Saturday, January 9, 2010


St Johns in the USVI is mostly a National Park and the park boundaries extend to the water too. So that meant that I was quite restricted as to where I could drop the hook for the night. But there are free moorings for short term use and it was pleasing to ghost up to one and pick it up under sail. [ OK I did have the engine running JUST IN CASE but it was not required. ]

However I found a legal spot on the south coast at Coral Bay for the night later on and went exploring. I soon realised that this was a pretty tony sort of neighborhood with expensive houses and pools with jacuzzis everywhere. Why I asked myself when you have a the sea a few steps away.

But a few more yards and I was following a trail into the bush. My camera at the ready I padded along quietly hoping to spot a mongoose.

The mongoose was brought here from India to control the rat population. Unfortunately the rats in the Virgin Islands are nocturnal and live in trees during the day. They were therefore able to eat as much sugar as they wanted by night, while the mongoose were sleeping and were safe, during the day, from the mongoose, which cannot climb trees.

The mongoose did have a great impact on other species, though. Mongooses sought out chickens, ground nesting birds and their eggs as well as turtle, lizard and iguana eggs. The rats meanwhile were free to eat the planter's sugar and the eggs of tree nesting birds.

The mongoose became a nuisance for farmers and an environmental problem. This was officially recognized at least as early as 1936. In that year there was only one sign posted in all of St. John. It was nailed to the palm tree nearest the town dock in Cruz Bay. It was signed by the Government Secretary and embossed with the government seal. It announced a bounty, dead or alive, for mongooses.

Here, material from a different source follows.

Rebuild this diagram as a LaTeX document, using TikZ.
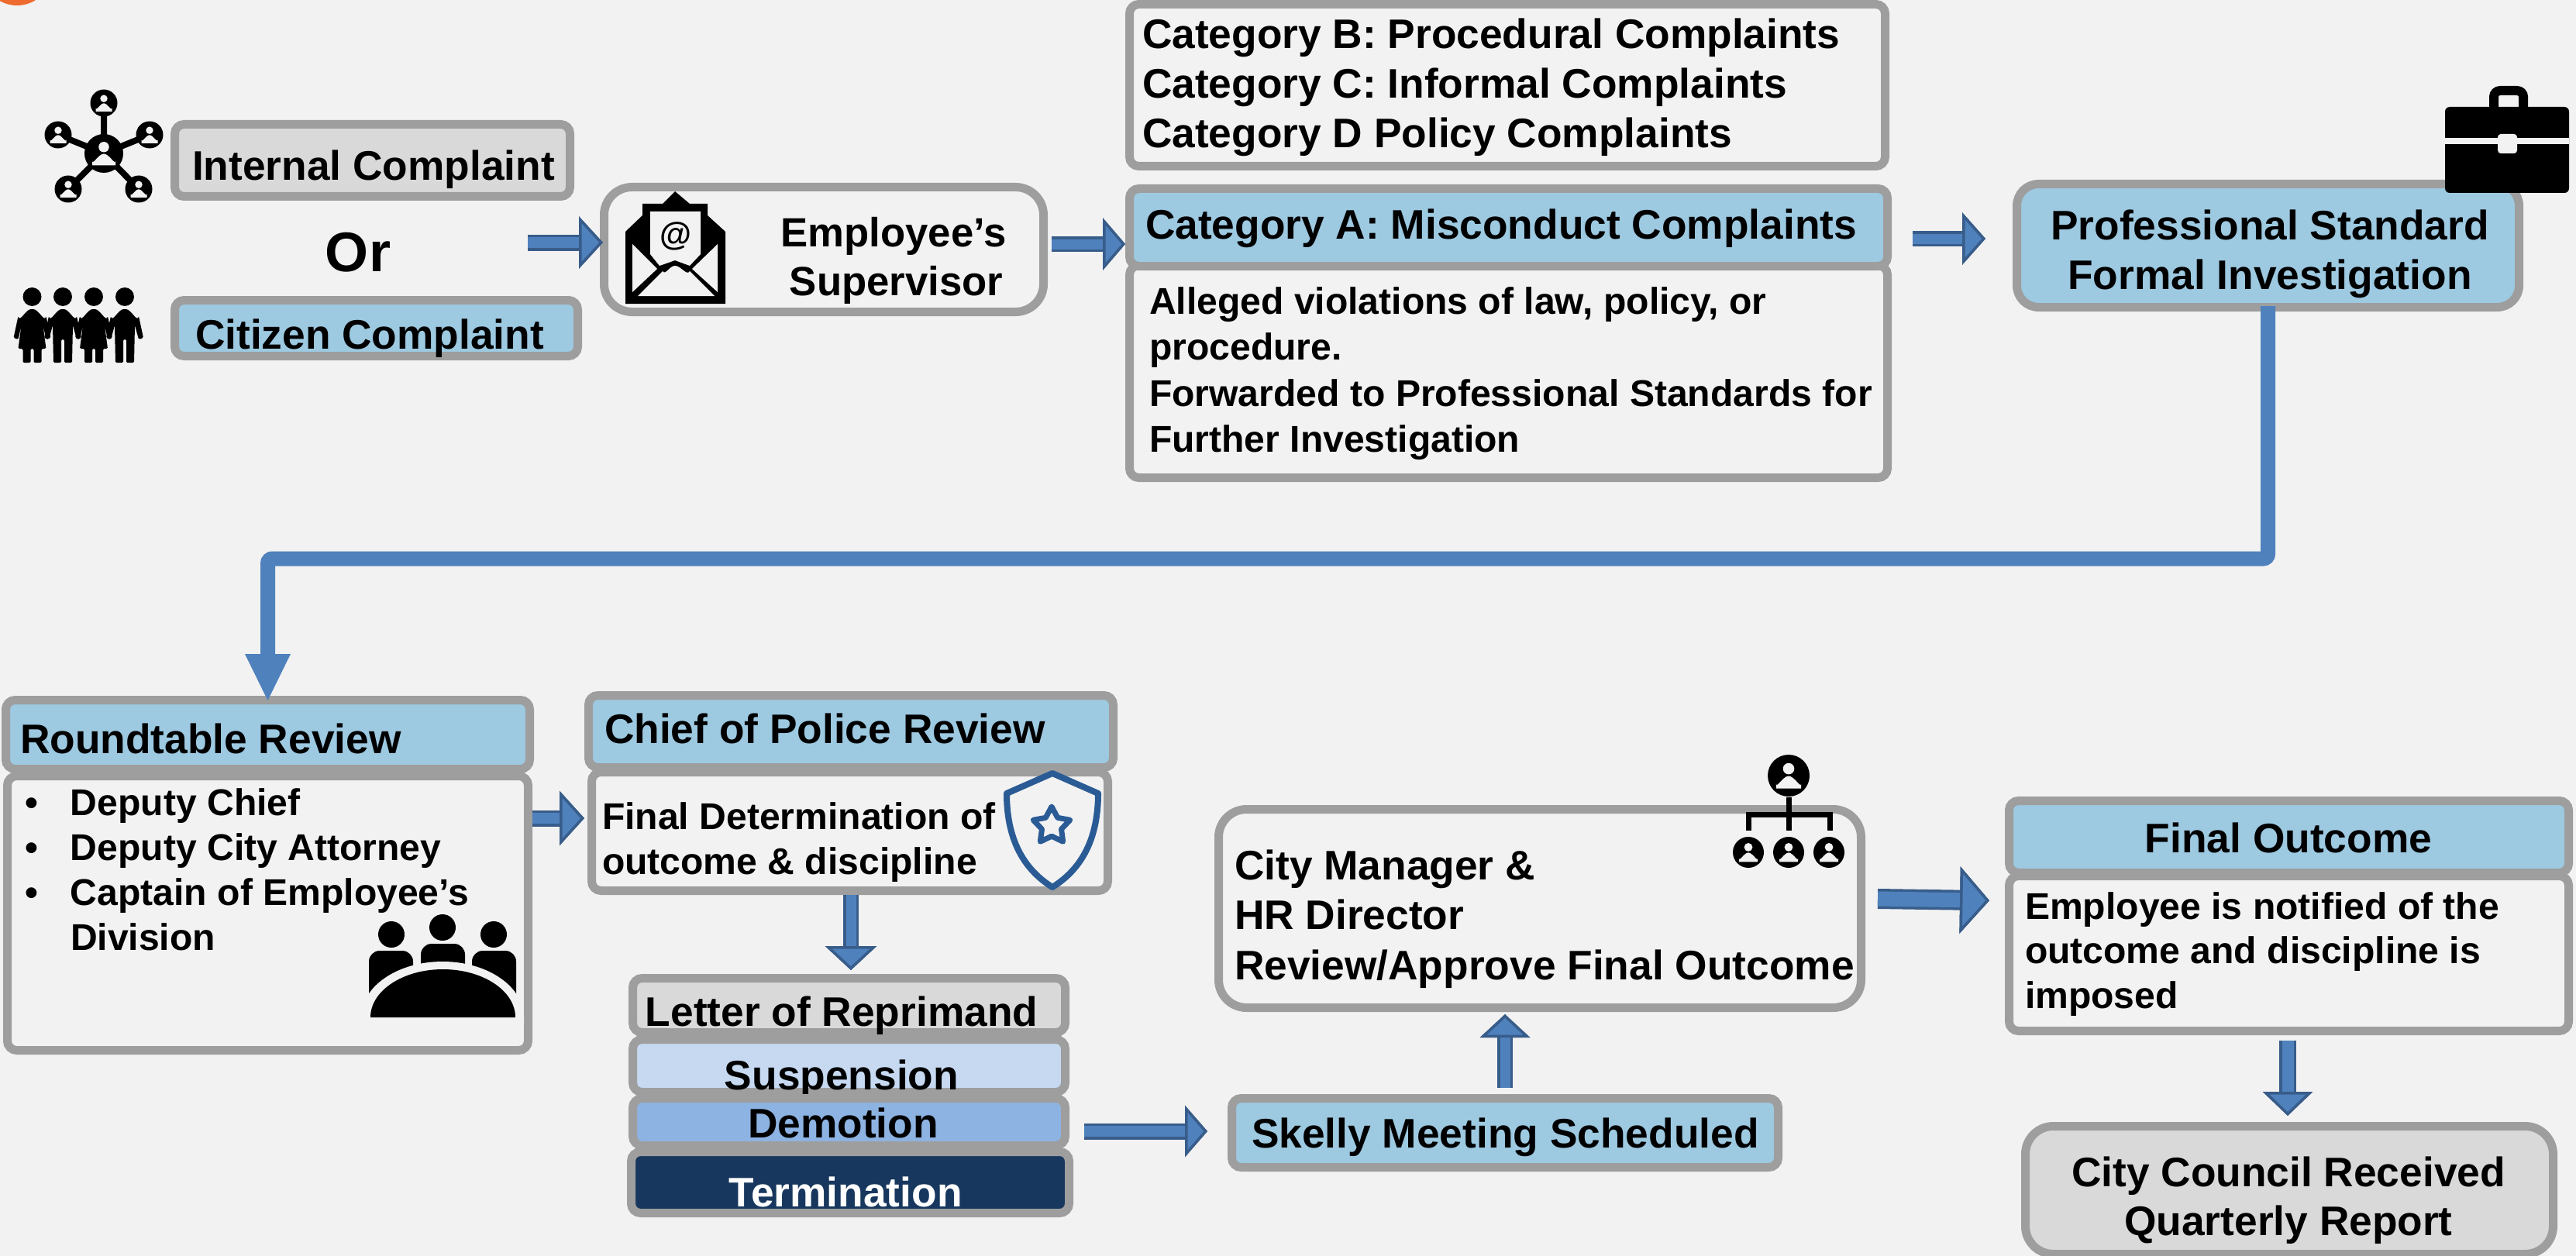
\documentclass[tikz,border=0pt]{standalone}
\usepackage{fontspec}
\setmainfont{Liberation Sans}
\usetikzlibrary{arrows.meta,calc,shapes.geometric}
\definecolor{bgc}{HTML}{F2F2F2}
\definecolor{edgec}{HTML}{9E9E9E}
\definecolor{lblue}{HTML}{9DC9E1}
\definecolor{lgray}{HTML}{D9D9D9}
\definecolor{pale}{HTML}{C6D9F1}
\definecolor{midb}{HTML}{8DB3E2}
\definecolor{navy}{HTML}{17375E}
\definecolor{arrowfill}{HTML}{4F81BD}
\definecolor{arrowedge}{HTML}{385D8A}
\definecolor{shieldc}{HTML}{2A5B95}
\definecolor{orangec}{HTML}{ED6B2F}
\tikzset{
  flowbox/.style={draw=edgec,line width=11pt,inner sep=0pt,outer sep=5.5pt,rounded corners=12pt,fill=bgc,font=\bfseries},
  bluebox/.style={flowbox,fill=lblue},
  graybox/.style={flowbox,fill=lgray},
  biground/.style={rounded corners=36pt},
  flow/.style n args={3}{draw=arrowfill,line width={(#1-7)*1pt},preaction={draw=arrowedge,line width=#1pt},
    -{Triangle[length=#3pt,width=#2pt,fill=arrowfill,color=arrowedge,line width=3.5pt]}},
  mainflow/.style={draw=arrowfill,line width=19pt,rounded corners=6pt,
    -{Triangle[length=60pt,width=59pt,fill=arrowfill,color=arrowfill,line width=0pt]}},
  pics/userdot/.style={code={
    \fill[black] (0,0) circle ({#1});
    \fill[bgc] (0,{-.33*#1}) circle ({.27*#1});
    \fill[bgc] ({-.6*#1},{.62*#1}) -- ({-.6*#1},{.38*#1}) to[out=-90,in=180] (0,{.02*#1}) to[out=0,in=-90] ({.6*#1},{.38*#1}) -- ({.6*#1},{.62*#1}) -- cycle;
  }},
  pics/womanfig/.style={code={
    \fill[black] (0,383) circle (12);
    \fill[black,rounded corners=1.5pt] (-24,436) -- (-18,408) to[out=-70,in=180] (0,399) to[out=0,in=-110] (18,408) -- (24,436) -- (18,438) -- (14,420) -- (18,450) -- (12,450) -- (12,468) -- (2,468) -- (2,450) -- (-2,450) -- (-2,468) -- (-12,468) -- (-12,450) -- (-18,450) -- (-14,420) -- (-18,438) -- cycle;
  }},
  pics/manfig/.style={code={
    \fill[black] (0,383) circle (12);
    \fill[black,rounded corners=1.5pt] (-24,436) -- (-18,408) to[out=-70,in=180] (0,399) to[out=0,in=-110] (18,408) -- (24,436) -- (18,438) -- (13,420) -- (12,468) -- (2,468) -- (2,438) -- (-2,438) -- (-2,468) -- (-12,468) -- (-13,420) -- (-18,438) -- cycle;
  }},
}
\newcommand\fs[2]{\fontsize{#1}{#2}\selectfont}
\newcommand\bx[7]{\pgfmathsetmacro\cxx{(#3+#5)/2}\pgfmathsetmacro\cyy{(#4+#6)/2}\pgfmathsetmacro\wdd{#5-#3-11}\pgfmathsetmacro\htt{#6-#4-11}\node[#1,minimum width=\wdd pt,minimum height=\htt pt] (#2) at (\cxx,\cyy) {#7};}
\newcommand\placetext[4]{\pgfmathsetmacro\dxx{#1-\cxx}\pgfmathsetmacro\dyy{\cyy-#2-2}\makebox[0pt][l]{\hspace*{\dxx pt}\raisebox{\dyy pt}[0pt][0pt]{\parbox[t]{#3pt}{#4}}}}
\newcommand\bul{\leavevmode\llap{\textbullet\hspace*{42pt}}}
\begin{document}
\begin{tikzpicture}[x=1pt,y=-1pt]
\useasboundingbox (0,0) rectangle (3324,1621);
\fill[bgc] (0,0) rectangle (3324,1621);
\fill[orangec] (22,-38) circle (45);

% icons: network
\draw[black,line width=8pt] (134,198) -- (134,133) (134,198) -- (75,174) (134,198) -- (193,174) (134,198) -- (88,244) (134,198) -- (179,244);
\pic at (134,198) {userdot=25};
\pic at (134,133) {userdot=17.5};
\pic at (75,174) {userdot=17.5};
\pic at (193,174) {userdot=17.5};
\pic at (88,244) {userdot=17.5};
\pic at (179,244) {userdot=17.5};
% icons: citizens
\pic at (41.5,0) {womanfig};
\pic at (81,0) {manfig};
\pic at (121,0) {womanfig};
\pic at (161,0) {manfig};

\bx{graybox}{internal}{220}{155}{741}{259}{\placetext{248}{231}{600}{\fs{53.3}{64}Internal Complaint}}
\bx{bluebox}{citizen}{220}{382}{751}{465}{\placetext{252}{448}{600}{\fs{53.3}{64}Citizen Complaint}}
\node[font=\bfseries\fs{72}{80},inner sep=0pt] (ortext) at (462,326) {Or};
\bx{flowbox,biground}{sup}{774}{236}{1352}{408}{\placetext{853}{316}{600}{\centering\fs{52.7}{63}Employee’s\\\hspace*{7pt}Supervisor}}

% envelope
\fill[black] (807,299) -- (829,278) -- (829,263) -- (855,263) -- (871,247) -- (890,263) -- (913,263) -- (913,278) -- (936,299) -- (936,392) -- (807,392) -- cycle;
\fill[bgc] (839,273) -- (904,273) -- (904,328) -- (890,343) -- (871,336) -- (851,343) -- (839,328) -- cycle;
\fill[bgc] (816,315) -- (848,347) -- (816,377) -- cycle;
\fill[bgc] (926,315) -- (893,347) -- (926,377) -- cycle;
\fill[bgc] (823,382) -- (922,382) -- (890,350) to[out=-120,in=0] (871,343) to[out=180,in=-60] (855,350) -- cycle;
\node[font=\bfseries\fs{42}{42},inner sep=0pt] (atsign) at (872,305) {@};

\bx{flowbox}{catb}{1452}{0}{2438}{220}{\placetext{1474}{61}{950}{\raggedright\fs{53.3}{64}Category B: Procedural Complaints\\Category C: Informal Complaints\\Category D Policy Complaints}}
\bx{flowbox}{catabody}{1452}{337}{2441}{622}{\placetext{1483}{403}{950}{\raggedright\fs{48.1}{59.5}Alleged violations of law, policy, or\\procedure.\\Forwarded to Professional Standards for\\Further Investigation}}
\bx{bluebox}{cata}{1452}{238}{2441}{349}{\placetext{1478}{307}{950}{\raggedright\fs{53.3}{64}Category A: Misconduct Complaints}}
\bx{bluebox,rounded corners=28pt}{prof}{2597}{232}{3256}{402}{\placetext{2629}{307}{600}{\centering\fs{53.3}{64}Professional Standard\\Formal Investigation}}

% briefcase
\draw[black,line width=12pt,rounded corners=8pt] (3218,140) -- (3218,117) -- (3256,117) -- (3256,140);
\fill[black,rounded corners=6pt] (3155,138) rectangle (3315,249);
\fill[bgc] (3155,178) rectangle (3315,186);
\fill[bgc,rounded corners=4pt] (3223,173) rectangle (3248,198);

\bx{bluebox}{roundh}{2}{898}{689}{998}{\placetext{26}{970}{640}{\raggedright\fs{53.3}{64}Roundtable Review}}
\bx{flowbox}{roundb}{4}{996}{687}{1361}{\placetext{91}{1050}{580}{\raggedright\fs{48.1}{58.3}\bul Deputy Chief\\\bul Deputy City Attorney\\\bul Captain of Employee’s\\Division}}

% group icon
\fill[black] (505,1206) circle (17) (571,1197) circle (17) (637,1206) circle (17);
\fill[black,rounded corners=14pt] (476,1227) rectangle (533,1320);
\fill[black,rounded corners=14pt] (543,1218) rectangle (600,1320);
\fill[black,rounded corners=14pt] (609,1227) rectangle (666,1320);
\fill[bgc] (466,1322) -- (466,1313) arc[start angle=180,end angle=360,x radius=105,y radius=72] -- (676,1322) -- cycle;
\fill[black] (478,1313) arc[start angle=180,end angle=360,x radius=93.5,y radius=62] -- cycle;

\bx{flowbox}{chiefb}{758}{991}{1435}{1155}{\placetext{777}{1068}{560}{\raggedright\fs{48.1}{58}Final Determination of\\outcome \& discipline}}
\bx{bluebox}{chiefh}{754}{892}{1442}{996}{\placetext{780}{957}{640}{\raggedright\fs{53.3}{64}Chief of Police Review}}

% shield
\draw[shieldc,line width=8pt,line join=round] (1358,998) -- (1417,1024) .. controls (1417,1090) and (1390,1125) .. (1358,1145) .. controls (1326,1125) and (1299,1090) .. (1299,1024) -- cycle;
\node[star,star points=5,star point ratio=1.9,draw=shieldc,line width=7pt,line join=round,minimum size=50pt,inner sep=0pt] (shieldstar) at (1357,1066) {};

\bx{graybox}{letter}{811}{1257}{1380}{1338}{\placetext{786}{1322}{600}{\centering\fs{53.3}{64}Letter of Reprimand}}
\bx{flowbox,fill=pale}{susp}{811}{1336}{1380}{1415}{\placetext{786}{1404}{600}{\centering\fs{53.3}{64}Suspension}}
\bx{flowbox,fill=midb}{demo}{811}{1412}{1380}{1484}{\placetext{788}{1466}{600}{\centering\fs{53.3}{64}Demotion}}
\bx{flowbox,fill=navy,text=white}{term}{809}{1481}{1385}{1571}{\placetext{791}{1555}{600}{\centering\fs{53.3}{64}Termination}}
\bx{bluebox}{skelly}{1584}{1412}{2300}{1512}{\placetext{1615}{1479}{680}{\raggedright\fs{53.3}{64}Skelly Meeting Scheduled}}
\bx{flowbox,biground}{city}{1567}{1039}{2407}{1306}{\placetext{1593}{1133}{810}{\raggedright\fs{53.3}{64.5}City Manager \&\\HR Director\\Review/Approve Final Outcome}}

% org icon
\draw[black,line width=7pt] (2308,1029) -- (2308,1072) (2256,1072) -- (2256,1051) -- (2361,1051) -- (2361,1072);
\pic at (2308,1001) {userdot=27};
\pic at (2256,1100) {userdot=20};
\pic at (2308,1100) {userdot=20};
\pic at (2360,1100) {userdot=20};

\bx{flowbox}{finalb}{2587}{1125}{3320}{1336}{\placetext{2613}{1184}{700}{\raggedright\fs{48.1}{57.5}Employee is notified of the\\outcome and discipline is\\imposed}}
\bx{bluebox}{finalh}{2587}{1028}{3320}{1132}{\placetext{2653}{1098}{600}{\centering\fs{53.3}{64}Final Outcome}}
\bx{graybox,biground}{council}{2608}{1448}{3300}{1624}{\placetext{2653}{1529}{600}{\centering\fs{53.3}{63}City Council Received\\Quarterly Report}}

% connectors
\coordinate (a1) at (681,313);
\coordinate (a2) at (1357,315);
\coordinate (a3) at (2468,308);
\coordinate (a4) at (687,1056);
\coordinate (a5) at (1098,1155);
\coordinate (a6) at (1399,1460);
\coordinate (a7) at (1942,1404);
\coordinate (a8) at (2423,1160);
\coordinate (a9) at (2952,1343);
\coordinate (midline) at (1600,721);
\draw[flow={21}{67}{31},shorten >=-4pt] (a1) -- (a1 -| sup.west);
\draw[flow={20}{67}{29}] (a2) -- (a2 -| cata.west);
\draw[flow={20}{67}{30},shorten >=35pt] (a3) -- (a3 -| prof.west);
\draw[flow={21}{70}{32},shorten >=4pt] (a4) -- (a4 -| chiefb.west);
\draw[flow={20}{66}{31},shorten >=5pt] (a5) -- (a5 |- letter.north);
\draw[flow={21}{66}{29},shorten >=26pt] (a6) -- (a6 -| skelly.west);
\draw[flow={20}{64}{30},shorten >=3pt] (a7) -- (a7 |- city.south);
\draw[flow={26}{86}{38},shorten >=20pt] (a8) -- ([yshift=68pt]finalb.west);
\draw[flow={22}{64}{31},shorten >=8pt] (a9) -- (a9 |- council.north);
\draw[mainflow,shorten <=-7pt,shorten >=-6pt] (prof.south) |- (midline) -| (roundh.north);
\end{tikzpicture}
\end{document}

Fifteen cents for a male and twenty five cents for a female.

There is an old Virgin Island saying: Mongoose say: "If I had a cent, I would leave this island" Chicken say: "If I had a cent, I would lend it to you."

A local said that they were trapping for mongoose and they were everywhere.

However I saw nothing not even a lizard and was glad to come down to this bay for a swim.

Note to self charge camera batteries more often!

Back on board and as night falls it is beautifully peaceful in the anchorage, no traffic , no kareoke bar and best of all no cruise ships with their bingo announcements and endless muzack.

Back on land one of the regular chores is wash the car, I have no car but the dinghy bottom is foul and tomorrow I guess I need to find a suitable spot and set to work.